Plus being able to make it all in one bowl is always delightful.
i posted before about the flat brownies that came out..seems like amount of batter was too little for an 8×8 pan…texture was fudgey though! what do you think?
Hi Lorraine, I was just making a batch myself yesterday. I have some helpful hints, but I feel you may have done it all correctly and that’s the way they should come out, the 8×8 inch pan is perfect. You must whisk the hot butter and sugar, then beat in the eggs for a full minute until the mixture is pale and fluffy. This incorporates the air needed to give them structure. Don’t overmix the flour, once you add the dry ingredients, only fold until just combined. Over-mixing can knock out the air you just whipped in. Hope this helps. Xx
my brownies did not rise at all..looked flat not higher then an inch??
Hi Lorraine, These Fudgy Cocoa Brownies are designed to be dense and moist, so they won’t rise like a cake, but they shouldn’t be pancake flat either. Enjoy! Xx
ok i will try again because they came out so fudgy and moist …no calories, right??!!happy holidays
Happy Holidays Lorraine! Enjoy them! Xx
What size pan would be best for a doubled recipe? I want to make this for work and need more brownies
Hi Katrina, For a double batch, a 9×13 inch pan is perfect. The brownies will be just a tiny bit thicker than the original 8 inch square version, so keep an eye on them. They might need a few extra minutes in the oven. You can also use two 8-inch pans if that’s easier! Hope your work friends love them! Xx
This is a terrific recipe. I made it following the instructions for 2x, making 2 8″ square pans. I used dutch cocoa powder and my family loved them! I definite hit over the holidays! Thank you.
10/10 Definitely the best brownie recipe I have ever tried. They are so soft and gooey on the inside and have a perfect crunchy exterior. There is an ideal balance of sweetness and bitterness and it always turns out amazing.
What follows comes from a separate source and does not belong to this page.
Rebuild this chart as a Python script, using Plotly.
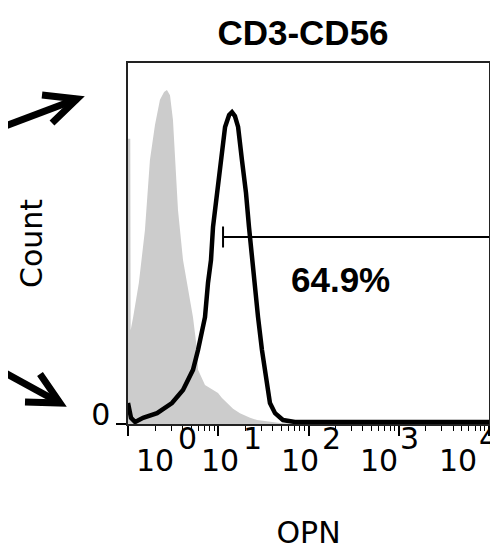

have used it for years and it’s always a 10/10 with people. love it so much
so fudgy and soft
I love this recipe. I was looking for it so hard because I’ve made it before. Literally took me an hour to find it. And it simply never disappoints. When I don’t have my store bought mix at hand this is where I go. I also particularly like it because it doesn’t have brown sugar I never buy it so its never on hand.